| Exercise prompt |
Quote only the lines from the top of the listing below down to and including the line with "plt.rcParams['axes.unicode_minus'] = True".

# # #

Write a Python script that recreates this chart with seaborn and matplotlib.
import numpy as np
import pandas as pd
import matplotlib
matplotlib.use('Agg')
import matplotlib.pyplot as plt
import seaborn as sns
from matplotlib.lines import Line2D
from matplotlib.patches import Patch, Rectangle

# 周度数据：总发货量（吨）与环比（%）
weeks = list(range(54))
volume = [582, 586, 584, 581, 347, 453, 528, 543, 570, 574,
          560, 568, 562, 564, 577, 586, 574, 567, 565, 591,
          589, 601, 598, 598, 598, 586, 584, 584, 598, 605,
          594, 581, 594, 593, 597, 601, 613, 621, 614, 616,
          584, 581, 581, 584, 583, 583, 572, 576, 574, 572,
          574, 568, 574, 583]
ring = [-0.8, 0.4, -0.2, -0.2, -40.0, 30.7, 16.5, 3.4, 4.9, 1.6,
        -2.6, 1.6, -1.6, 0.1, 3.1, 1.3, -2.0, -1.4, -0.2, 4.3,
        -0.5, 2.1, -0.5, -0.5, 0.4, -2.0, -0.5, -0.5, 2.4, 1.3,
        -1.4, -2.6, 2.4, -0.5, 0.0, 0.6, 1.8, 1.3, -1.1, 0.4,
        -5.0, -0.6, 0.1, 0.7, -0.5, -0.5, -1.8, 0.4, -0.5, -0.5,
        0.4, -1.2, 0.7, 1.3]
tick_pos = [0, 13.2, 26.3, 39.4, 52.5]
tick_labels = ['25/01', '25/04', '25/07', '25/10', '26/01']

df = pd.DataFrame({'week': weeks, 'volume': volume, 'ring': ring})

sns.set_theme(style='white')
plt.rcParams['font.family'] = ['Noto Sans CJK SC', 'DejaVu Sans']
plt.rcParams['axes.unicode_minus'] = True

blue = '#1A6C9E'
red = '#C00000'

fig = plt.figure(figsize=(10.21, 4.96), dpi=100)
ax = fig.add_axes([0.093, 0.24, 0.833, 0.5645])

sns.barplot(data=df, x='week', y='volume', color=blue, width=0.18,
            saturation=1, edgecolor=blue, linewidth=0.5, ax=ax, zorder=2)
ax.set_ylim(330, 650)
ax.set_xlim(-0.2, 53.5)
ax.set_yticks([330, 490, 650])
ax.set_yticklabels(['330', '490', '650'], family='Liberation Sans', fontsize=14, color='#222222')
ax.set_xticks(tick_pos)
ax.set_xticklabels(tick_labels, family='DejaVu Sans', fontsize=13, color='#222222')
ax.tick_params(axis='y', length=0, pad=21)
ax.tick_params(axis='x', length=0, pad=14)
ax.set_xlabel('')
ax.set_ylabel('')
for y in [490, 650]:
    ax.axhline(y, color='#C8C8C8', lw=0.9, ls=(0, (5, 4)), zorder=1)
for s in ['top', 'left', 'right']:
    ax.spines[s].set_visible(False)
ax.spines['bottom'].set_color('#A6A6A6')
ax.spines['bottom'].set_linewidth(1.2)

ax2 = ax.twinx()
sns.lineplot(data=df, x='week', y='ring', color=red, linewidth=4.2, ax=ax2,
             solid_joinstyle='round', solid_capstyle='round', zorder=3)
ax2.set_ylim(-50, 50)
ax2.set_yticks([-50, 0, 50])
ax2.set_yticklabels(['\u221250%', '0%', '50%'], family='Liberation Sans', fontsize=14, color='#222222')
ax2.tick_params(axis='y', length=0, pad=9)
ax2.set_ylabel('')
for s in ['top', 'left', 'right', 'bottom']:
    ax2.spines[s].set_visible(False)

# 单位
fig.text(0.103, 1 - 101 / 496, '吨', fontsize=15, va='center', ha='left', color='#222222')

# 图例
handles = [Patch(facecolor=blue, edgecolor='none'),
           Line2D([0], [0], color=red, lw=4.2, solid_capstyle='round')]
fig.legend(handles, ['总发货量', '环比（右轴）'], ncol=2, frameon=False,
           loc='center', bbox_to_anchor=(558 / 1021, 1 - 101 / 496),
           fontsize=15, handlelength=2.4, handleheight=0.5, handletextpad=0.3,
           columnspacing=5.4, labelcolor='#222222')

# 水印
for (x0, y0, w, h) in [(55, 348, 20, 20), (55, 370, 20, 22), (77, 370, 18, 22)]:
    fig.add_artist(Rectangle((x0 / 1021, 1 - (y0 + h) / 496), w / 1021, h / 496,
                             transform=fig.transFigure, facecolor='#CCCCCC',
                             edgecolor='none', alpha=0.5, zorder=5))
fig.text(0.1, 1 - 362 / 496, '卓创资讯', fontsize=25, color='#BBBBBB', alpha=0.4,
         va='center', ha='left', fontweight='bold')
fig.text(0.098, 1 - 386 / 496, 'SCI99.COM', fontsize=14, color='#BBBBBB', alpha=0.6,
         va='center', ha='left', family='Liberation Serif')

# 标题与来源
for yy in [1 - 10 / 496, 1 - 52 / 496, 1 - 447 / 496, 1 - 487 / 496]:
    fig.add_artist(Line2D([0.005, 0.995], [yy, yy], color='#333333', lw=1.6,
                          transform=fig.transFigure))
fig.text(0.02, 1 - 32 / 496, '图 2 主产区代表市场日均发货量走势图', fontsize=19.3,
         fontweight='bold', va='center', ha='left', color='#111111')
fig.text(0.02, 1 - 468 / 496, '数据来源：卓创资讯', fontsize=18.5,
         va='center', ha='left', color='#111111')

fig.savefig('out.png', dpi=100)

# # #

| Correct answer |
Write a Python script that recreates this chart with seaborn and matplotlib.
import numpy as np
import pandas as pd
import matplotlib
matplotlib.use('Agg')
import matplotlib.pyplot as plt
import seaborn as sns
from matplotlib.lines import Line2D
from matplotlib.patches import Patch, Rectangle

# 周度数据：总发货量（吨）与环比（%）
weeks = list(range(54))
volume = [582, 586, 584, 581, 347, 453, 528, 543, 570, 574,
          560, 568, 562, 564, 577, 586, 574, 567, 565, 591,
          589, 601, 598, 598, 598, 586, 584, 584, 598, 605,
          594, 581, 594, 593, 597, 601, 613, 621, 614, 616,
          584, 581, 581, 584, 583, 583, 572, 576, 574, 572,
          574, 568, 574, 583]
ring = [-0.8, 0.4, -0.2, -0.2, -40.0, 30.7, 16.5, 3.4, 4.9, 1.6,
        -2.6, 1.6, -1.6, 0.1, 3.1, 1.3, -2.0, -1.4, -0.2, 4.3,
        -0.5, 2.1, -0.5, -0.5, 0.4, -2.0, -0.5, -0.5, 2.4, 1.3,
        -1.4, -2.6, 2.4, -0.5, 0.0, 0.6, 1.8, 1.3, -1.1, 0.4,
        -5.0, -0.6, 0.1, 0.7, -0.5, -0.5, -1.8, 0.4, -0.5, -0.5,
        0.4, -1.2, 0.7, 1.3]
tick_pos = [0, 13.2, 26.3, 39.4, 52.5]
tick_labels = ['25/01', '25/04', '25/07', '25/10', '26/01']

df = pd.DataFrame({'week': weeks, 'volume': volume, 'ring': ring})

sns.set_theme(style='white')
plt.rcParams['font.family'] = ['Noto Sans CJK SC', 'DejaVu Sans']
plt.rcParams['axes.unicode_minus'] = True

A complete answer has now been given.